When to use generated columns

For expressions of the same row's data — formatted timestamps, derived totals — use a generated column instead of denormalization-by-trigger:

ALTER TABLE orders
  ADD COLUMN total_dollars NUMERIC(12,2)
  GENERATED ALWAYS AS (total_cents / 100.0) STORED;

Generated columns are a clean middle ground: they look denormalized to readers and stay correct automatically. They cost some write throughput, but the consistency is maintained by Postgres.

Materialized views: useful, but commit to the maintenance

For expensive aggregations — "top 100 customers by lifetime value" — a materialized view is the right tool:

CREATE MATERIALIZED VIEW customer_lifetime_value AS
SELECT customer_id, SUM(total_cents) AS lifetime_cents, COUNT(*) AS order_count
FROM orders
GROUP BY customer_id;

CREATE UNIQUE INDEX customer_lifetime_value_pk
  ON customer_lifetime_value (customer_id);

The upside: very fast reads. The downside: it is stale until you REFRESH MATERIALIZED VIEW. Plan when refresh runs and how stale data is acceptable. CONCURRENTLY lets refresh run without blocking reads but requires a unique index and is slower.

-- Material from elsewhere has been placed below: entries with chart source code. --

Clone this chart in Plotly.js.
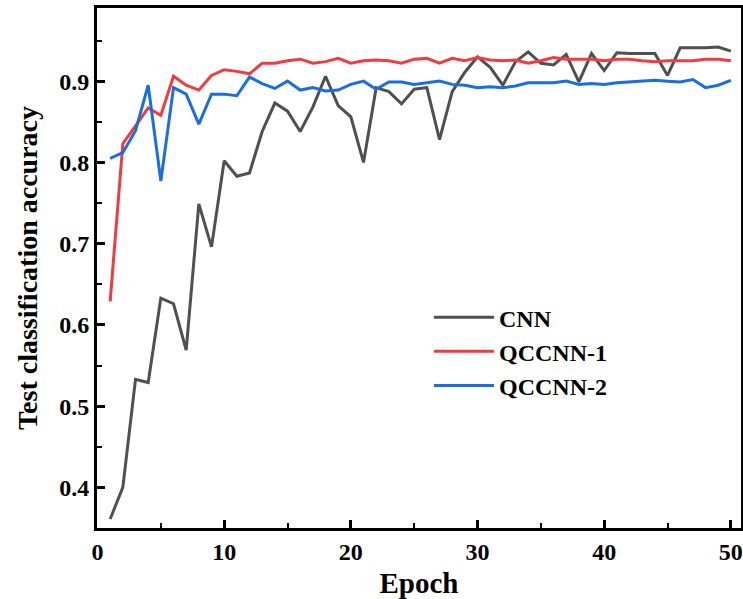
<!DOCTYPE html>
<html>
<head>
<meta charset="utf-8">
<script src="https://cdn.plot.ly/plotly-3.0.1.min.js"></script>
<style>html,body{margin:0;padding:0;background:#fff;}#chart{width:743px;height:599px;}</style>
</head>
<body>
<div id="chart"></div>
<script>
const epochs = [1,2,3,4,5,6,7,8,9,10,11,12,13,14,15,16,17,18,19,20,21,22,23,24,25,26,27,28,29,30,31,32,33,34,35,36,37,38,39,40,41,42,43,44,45,46,47,48,49,50];
const cnn = [0.361,0.400,0.533,0.529,0.633,0.626,0.569,0.749,0.696,0.802,0.783,0.787,0.838,0.873,0.863,0.838,0.868,0.906,0.870,0.856,0.800,0.892,0.887,0.872,0.890,0.892,0.828,0.887,0.911,0.930,0.917,0.895,0.924,0.936,0.922,0.920,0.933,0.899,0.934,0.913,0.935,0.934,0.934,0.934,0.907,0.941,0.941,0.941,0.942,0.937];
const qccnn1 = [0.629,0.823,0.845,0.867,0.858,0.906,0.895,0.889,0.907,0.914,0.912,0.909,0.922,0.922,0.925,0.927,0.922,0.924,0.928,0.922,0.925,0.926,0.925,0.922,0.927,0.928,0.922,0.928,0.925,0.929,0.926,0.925,0.926,0.922,0.925,0.929,0.927,0.927,0.927,0.925,0.927,0.927,0.925,0.924,0.925,0.925,0.925,0.927,0.927,0.925];
const qccnn2 = [0.805,0.812,0.839,0.895,0.777,0.892,0.884,0.847,0.884,0.884,0.882,0.905,0.897,0.891,0.900,0.889,0.892,0.888,0.889,0.896,0.900,0.890,0.899,0.899,0.896,0.898,0.900,0.896,0.895,0.892,0.893,0.892,0.894,0.898,0.898,0.898,0.900,0.896,0.897,0.896,0.898,0.899,0.900,0.901,0.900,0.899,0.902,0.892,0.895,0.901];
const seriesNames = ["CNN","QCCNN-1","QCCNN-2"];
const seriesColors = ["#505050","#f03c41","#1a6ee0"];
const xTicks = [0,10,20,30,40,50];
const yTicks = [0.4,0.5,0.6,0.7,0.8,0.9];

const font = "'Liberation Serif','Times New Roman',serif";
const data = [cnn, qccnn1, qccnn2].map((ys, i) => ({
  x: epochs, y: ys, type: 'scatter', mode: 'lines', name: seriesNames[i],
  line: {color: seriesColors[i], width: 3}
}));

const layout = {
  width: 743, height: 599,
  margin: {l: 97, r: 2, t: 8, b: 71},
  paper_bgcolor: '#fff', plot_bgcolor: '#fff',
  font: {family: font, color: '#000'},
  showlegend: true,
  legend: {x: 0.5155, y: 0.448, xanchor: 'left', yanchor: 'top', bgcolor: 'rgba(0,0,0,0)',
    font: {family: font, size: 24, color: '#000', weight: 'bold'}, itemwidth: 60, tracegroupgap: 0},
  xaxis: {
    range: [-0.04, 50.8], tickvals: xTicks, ticktext: xTicks.map(String),
    ticks: 'inside', ticklen: 8, tickwidth: 3, tickcolor: '#000',
    minor: {dtick: 5, tick0: 0, ticks: 'inside', ticklen: 5, tickwidth: 2, tickcolor: '#000'},
    showline: true, linewidth: 3, linecolor: '#000', mirror: true,
    showgrid: false, zeroline: false,
    tickfont: {family: font, size: 24, color: '#000', weight: 'bold'},
    title: {text: 'Epoch', font: {family: font, size: 29, color: '#000', weight: 'bold'}, standoff: 11},
    automargin: false
  },
  yaxis: {
    range: [0.35, 0.99], tickvals: yTicks, ticktext: yTicks.map(v => v.toFixed(1)),
    ticks: 'inside', ticklen: 8, tickwidth: 3, tickcolor: '#000',
    minor: {dtick: 0.05, tick0: 0, ticks: 'inside', ticklen: 5, tickwidth: 2, tickcolor: '#000'},
    showline: true, linewidth: 3, linecolor: '#000', mirror: true,
    showgrid: false, zeroline: false,
    tickfont: {family: font, size: 24, color: '#000', weight: 'bold'},
    title: {text: 'Test classification accuracy', font: {family: font, size: 28, color: '#000', weight: 'bold'}, standoff: 14},
    automargin: false
  }
};
Plotly.newPlot('chart', data, layout, {displayModeBar: false, staticPlot: true});
</script>
</body>
</html>
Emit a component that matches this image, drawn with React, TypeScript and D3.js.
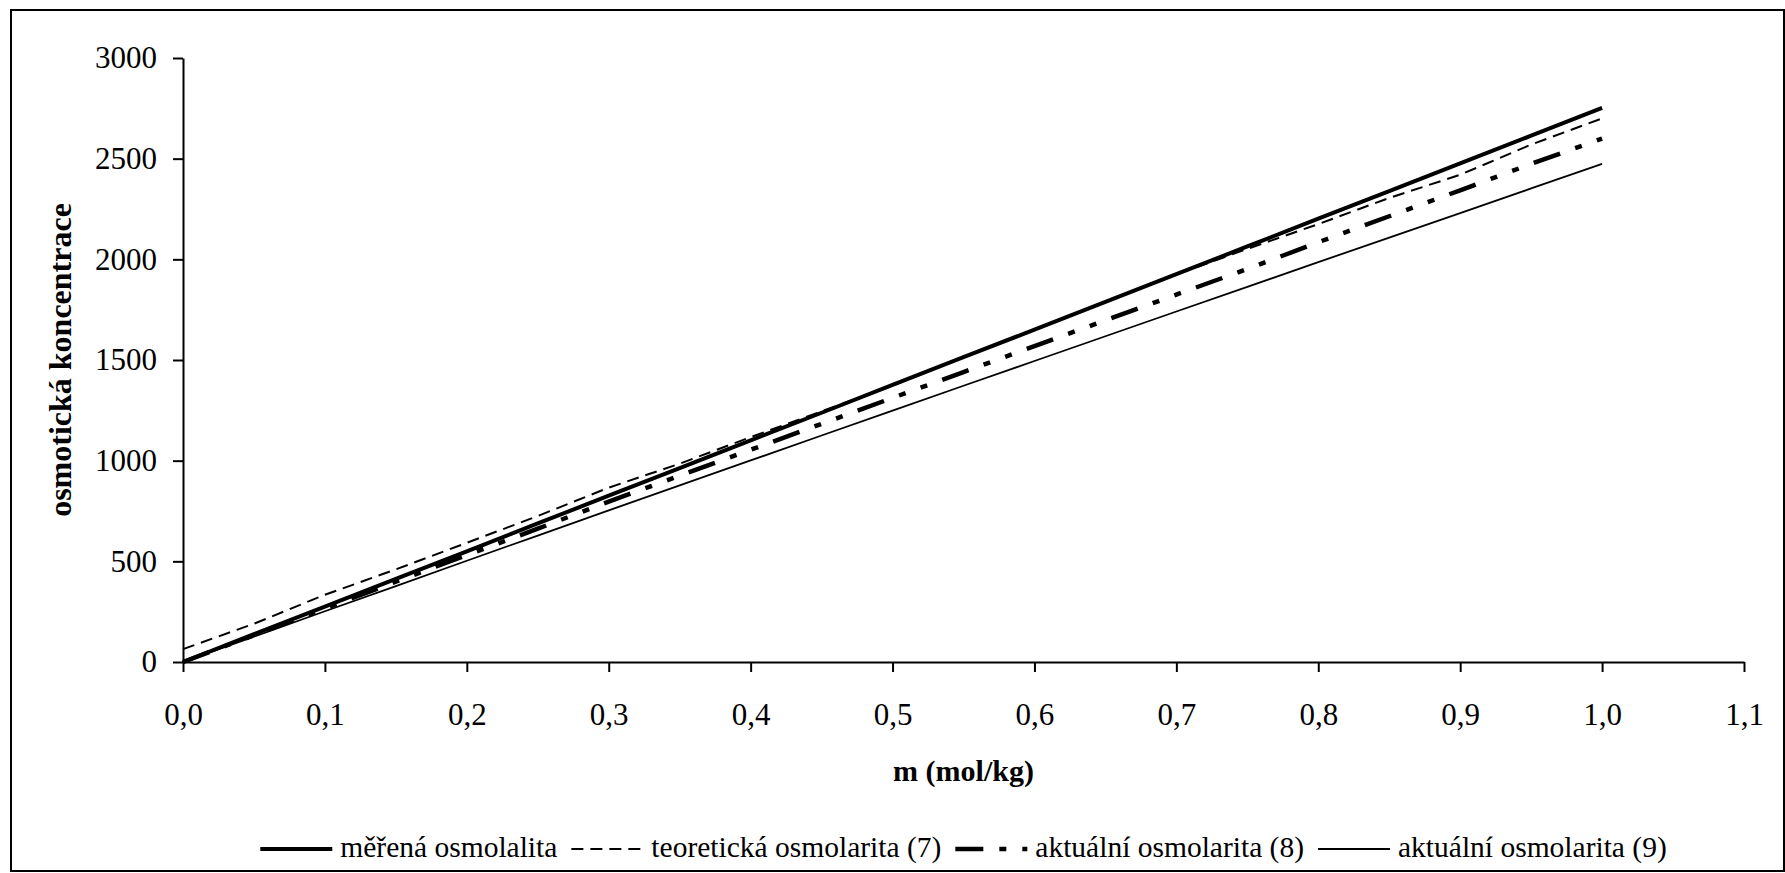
import React, { useEffect, useRef } from 'react';
import * as d3 from 'd3';

// molality (mol/kg) shared by all series
const molality = [0, 0.05, 0.1, 0.15, 0.2, 0.25, 0.3, 0.35, 0.4, 0.45, 0.5, 0.55, 0.6, 0.65, 0.7, 0.75, 0.8, 0.85, 0.9, 0.95, 1.0];

// series values
const measuredOsmolality = [0, 138, 275, 413, 550, 688, 826, 963, 1101, 1238, 1376, 1514, 1651, 1789, 1926, 2064, 2202, 2339, 2477, 2614, 2752];
const theoretical7 = [64, 190, 334, 460, 592, 725, 866, 985, 1117, 1245, 1372, 1515, 1650, 1790, 1925, 2052, 2175, 2305, 2420, 2570, 2700];
const actual8 = [0, 133, 266, 399, 531, 662, 797, 925, 1054, 1183, 1312, 1440, 1569, 1697, 1825, 1952, 2085, 2214, 2343, 2474, 2600];
const actual9 = [0, 126, 252, 377, 503, 628, 753, 877, 1001, 1125, 1249, 1372, 1495, 1618, 1741, 1863, 1986, 2108, 2230, 2352, 2474];

const seriesNames = ['měřená osmolalita', 'teoretická osmolarita (7)', 'aktuální osmolarita (8)', 'aktuální osmolarita (9)'];

const xTicks = [0, 0.1, 0.2, 0.3, 0.4, 0.5, 0.6, 0.7, 0.8, 0.9, 1.0, 1.1];
const yTicks = [0, 500, 1000, 1500, 2000, 2500, 3000];

const xTitle = 'm (mol/kg)';
const yTitle = 'osmotická koncentrace';

const FONT = '"Liberation Serif", "Times New Roman", serif';

const App = () => {
  const svgRef = useRef<SVGSVGElement>(null);

  const W = 1785;
  const H = 873;
  const margin = { top: 58, right: 41, bottom: 211, left: 183 };
  const width = W - margin.left - margin.right;
  const height = H - margin.top - margin.bottom;

  useEffect(() => {
    const svg = d3.select(svgRef.current);
    svg.selectAll('*').remove();

    // outer chart border
    svg
      .append('rect')
      .attr('x', 11)
      .attr('y', 10)
      .attr('width', 1773)
      .attr('height', 861)
      .attr('fill', '#fff')
      .attr('stroke', '#000')
      .attr('stroke-width', 2);

    const g = svg.append('g').attr('transform', `translate(${margin.left},${margin.top})`);

    const x = d3.scaleLinear().domain([0, 1.1]).range([0, width]);
    const y = d3.scaleLinear().domain([0, 3000]).range([height, 0]);

    const commaFmt = d3
      .formatLocale({ decimal: ',', thousands: '', grouping: [3], currency: ['', ''] })
      .format('.1f');

    // axes
    const xAxis = g
      .append('g')
      .attr('transform', `translate(0,${height})`)
      .call(
        d3
          .axisBottom(x)
          .tickValues(xTicks)
          .tickFormat((d) => commaFmt(d as number))
          .tickSize(10)
          .tickSizeOuter(0)
      );
    xAxis.selectAll('text').attr('y', 63).attr('dy', null);

    const yAxis = g.append('g').call(
      d3
        .axisLeft(y)
        .tickValues(yTicks)
        .tickFormat((d) => String(d))
        .tickSize(10)
        .tickSizeOuter(0)
        .tickPadding(16)
    );

    [xAxis, yAxis].forEach((ax) => {
      ax.attr('font-family', FONT).attr('font-size', 31);
      ax.select('.domain').attr('stroke', '#000').attr('stroke-width', 2);
      ax.selectAll('.tick line').attr('stroke', '#000').attr('stroke-width', 2);
      ax.selectAll('text').attr('fill', '#000');
    });

    // lines
    const line = d3
      .line<number>()
      .x((d, i) => x(molality[i]))
      .y((d) => y(d));

    const styles = [
      { data: measuredOsmolality, width: 4, dash: null },
      { data: theoretical7, width: 2, dash: '12,7' },
      { data: actual8, width: 4.5, dash: '28,16,7,16,7,16' },
      { data: actual9, width: 1.8, dash: null },
    ];

    styles.forEach((s) => {
      g.append('path')
        .datum(s.data)
        .attr('d', line)
        .attr('fill', 'none')
        .attr('stroke', '#000')
        .attr('stroke-width', s.width)
        .attr('stroke-dasharray', s.dash);
    });

    // axis titles
    svg
      .append('text')
      .attr('x', margin.left + x(0.55))
      .attr('y', 781)
      .attr('text-anchor', 'middle')
      .attr('font-family', FONT)
      .attr('font-weight', 'bold')
      .attr('font-size', 30)
      .text(xTitle);

    svg
      .append('text')
      .attr('transform', `translate(71,${margin.top + height / 2}) rotate(-90)`)
      .attr('text-anchor', 'middle')
      .attr('font-family', FONT)
      .attr('font-weight', 'bold')
      .attr('font-size', 32)
      .text(yTitle);

    // legend
    const legend = svg.append('g');
    const sampleLen = 72;
    const items = styles.map((s, i) => {
      const item = legend.append('g');
      item
        .append('line')
        .attr('x1', 0)
        .attr('x2', sampleLen)
        .attr('y1', 849)
        .attr('y2', 849)
        .attr('stroke', '#000')
        .attr('stroke-width', s.width)
        .attr('stroke-dasharray', s.dash);
      const t = item
        .append('text')
        .attr('x', sampleLen + 8)
        .attr('y', 857)
        .attr('font-family', FONT)
        .attr('font-size', 29.5)
        .text(seriesNames[i]);
      const w = (t.node() as SVGTextElement).getComputedTextLength();
      return { item, w: sampleLen + 8 + w };
    });
    const gap = 14;
    const total = items.reduce((a, b) => a + b.w, 0) + gap * (items.length - 1);
    let cx = margin.left + x(0.55) - total / 2;
    items.forEach((it) => {
      it.item.attr('transform', `translate(${cx},0)`);
      cx += it.w + gap;
    });
  }, []);

  return (
    <svg
      ref={svgRef}
      width={W}
      height={H}
      style={{ position: 'absolute', left: 0, top: 0, background: '#fff' }}
    ></svg>
  );
};

export default App;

Where I have seen this go wrong: teams add a materialized view to fix a slow query, then forget to schedule the refresh, then notice three months later that the dashboard has been showing stale data the whole time.

A pragmatic rule of thumb

If I am writing the schema fresh, I normalize and add the obvious indexes. I do not denormalize until a real query is slow and a real measurement justifies it. The denormalization should be in the form of a generated column, a trigger-maintained column, or a materialized view — never a column the application has to remember to update.

The systems I have seen that aged worst were the ones that denormalized aggressively early. Every schema change was a hunt to find every place a fact was duplicated. The systems that aged best were normalized with a few targeted denormalizations, each with a one-line comment in the migration explaining the query shape that justified it.